Dataset excerpt
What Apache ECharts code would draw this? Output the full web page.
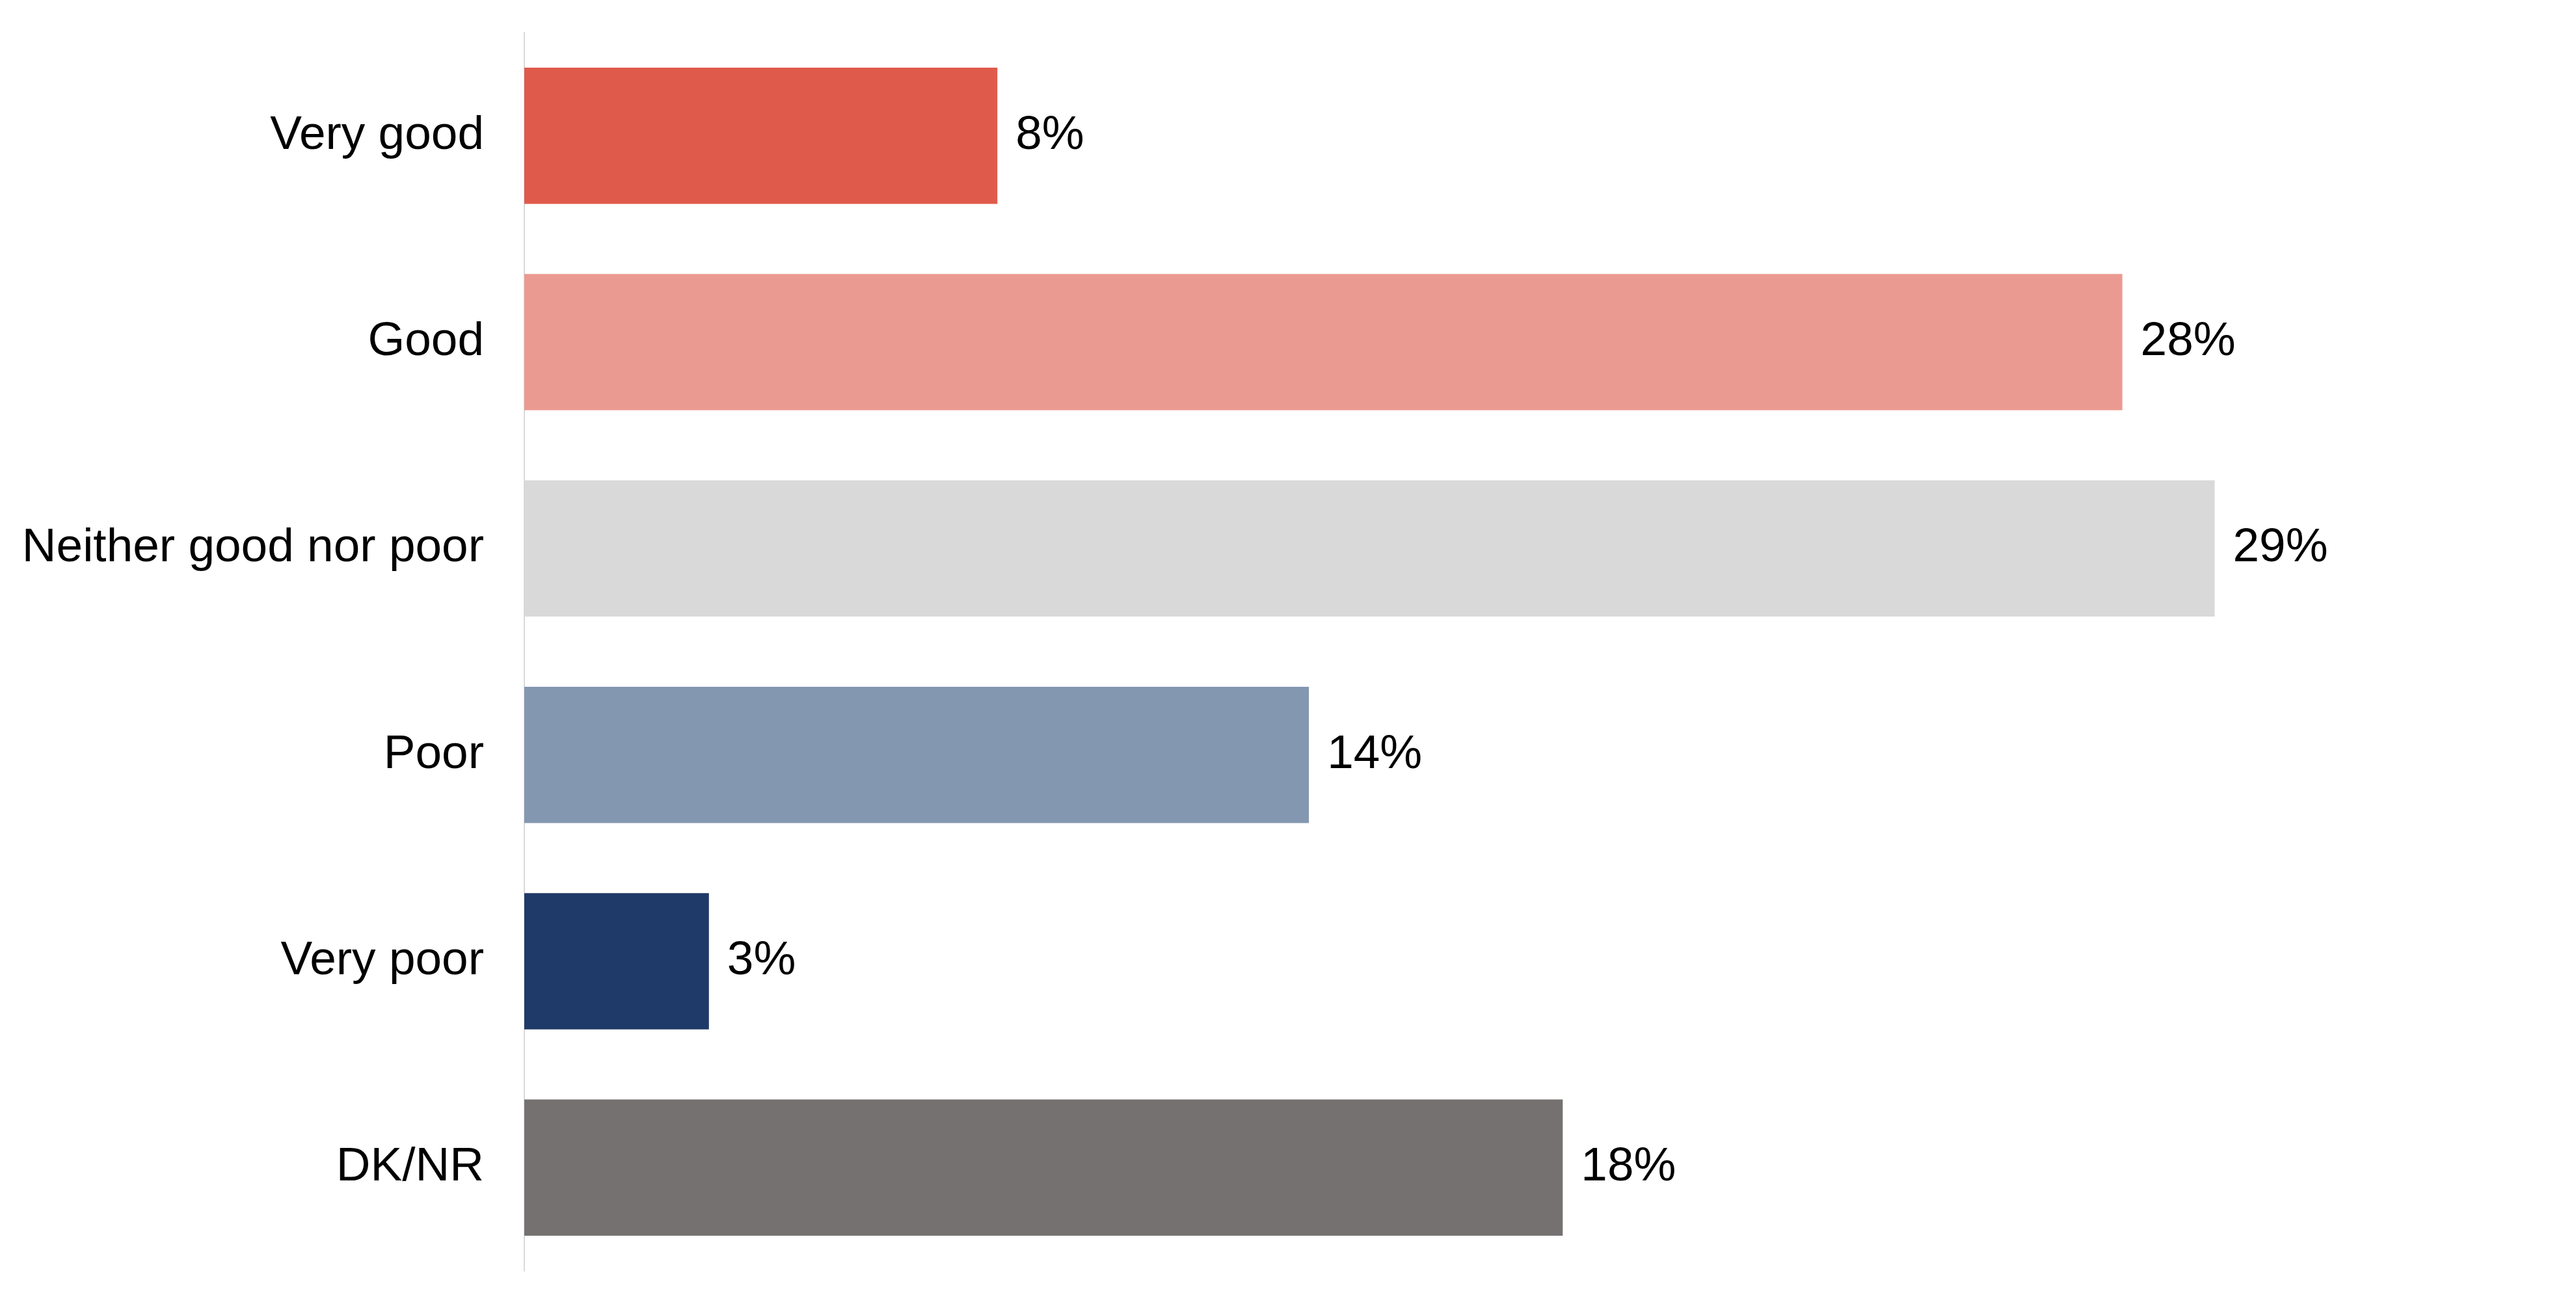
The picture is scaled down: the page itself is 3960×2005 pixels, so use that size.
<!DOCTYPE html>
<html>
<head>
<meta charset="utf-8">
<script src="https://cdn.jsdelivr.net/npm/echarts@6/dist/echarts.min.js"></script>
<style>
  html, body { margin: 0; padding: 0; background: #fff; }
</style>
</head>
<body>
<div id="main" style="width: 3960px;height:2005px"></div>
<script>
// categories, top to bottom
let categories = ["Very good", "Good", "Neither good nor poor", "Poor", "Very poor", "DK/NR"];
// shares in percent
let values = [8.2, 27.7, 29.3, 13.6, 3.2, 18.0];
let barColors = ["#E05A4B", "#EB9A92", "#D9D9D9", "#8497B0", "#1F3A68", "#767171"];

let myChart = echarts.init(document.getElementById("main"));

let serieData = [];
values.forEach((v, i) => {
  serieData.push({
    value: v,
    itemStyle: { color: barColors[i] }
  });
});

let option = {
  backgroundColor: "#fff",
  animation: false,
  grid: {
    left: 806,
    right: 50,
    top: 50,
    bottom: 51,
    containLabel: false
  },
  xAxis: {
    type: "value",
    min: 0,
    max: 35,
    show: false
  },
  yAxis: {
    type: "category",
    inverse: true,
    data: categories,
    axisLine: {
      show: true,
      lineStyle: { color: "#D9D9D9", width: 2 }
    },
    axisTick: { show: false },
    axisLabel: {
      margin: 62,
      color: "#000",
      fontSize: 73,
      padding: [16, 0, 0, 0],
      fontFamily: "Liberation Sans, Arial, sans-serif"
    }
  },
  series: [
    {
      type: "bar",
      barWidth: "66%",
      data: serieData,
      label: {
        show: true,
        position: "right",
        distance: 28,
        color: "#000",
        fontSize: 73,
        padding: [16, 0, 0, 0],
        fontFamily: "Liberation Sans, Arial, sans-serif",
        formatter: p => Math.round(p.value) + "%"
      }
    }
  ]
};

myChart.setOption(option);
</script>
</body>
</html>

Exercise prompt
Strip out the pictures and quote the remaining data word for word.

The output
What Apache ECharts code would draw this? Output the full web page.
The picture is scaled down: the page itself is 3960×2005 pixels, so use that size.
<!DOCTYPE html>
<html>
<head>
<meta charset="utf-8">
<script src="https://cdn.jsdelivr.net/npm/echarts@6/dist/echarts.min.js"></script>
<style>
  html, body { margin: 0; padding: 0; background: #fff; }
</style>
</head>
<body>
<div id="main" style="width: 3960px;height:2005px"></div>
<script>
// categories, top to bottom
let categories = ["Very good", "Good", "Neither good nor poor", "Poor", "Very poor", "DK/NR"];
// shares in percent
let values = [8.2, 27.7, 29.3, 13.6, 3.2, 18.0];
let barColors = ["#E05A4B", "#EB9A92", "#D9D9D9", "#8497B0", "#1F3A68", "#767171"];

let myChart = echarts.init(document.getElementById("main"));

let serieData = [];
values.forEach((v, i) => {
  serieData.push({
    value: v,
    itemStyle: { color: barColors[i] }
  });
});

let option = {
  backgroundColor: "#fff",
  animation: false,
  grid: {
    left: 806,
    right: 50,
    top: 50,
    bottom: 51,
    containLabel: false
  },
  xAxis: {
    type: "value",
    min: 0,
    max: 35,
    show: false
  },
  yAxis: {
    type: "category",
    inverse: true,
    data: categories,
    axisLine: {
      show: true,
      lineStyle: { color: "#D9D9D9", width: 2 }
    },
    axisTick: { show: false },
    axisLabel: {
      margin: 62,
      color: "#000",
      fontSize: 73,
      padding: [16, 0, 0, 0],
      fontFamily: "Liberation Sans, Arial, sans-serif"
    }
  },
  series: [
    {
      type: "bar",
      barWidth: "66%",
      data: serieData,
      label: {
        show: true,
        position: "right",
        distance: 28,
        color: "#000",
        fontSize: 73,
        padding: [16, 0, 0, 0],
        fontFamily: "Liberation Sans, Arial, sans-serif",
        formatter: p => Math.round(p.value) + "%"
      }
    }
  ]
};

myChart.setOption(option);
</script>
</body>
</html>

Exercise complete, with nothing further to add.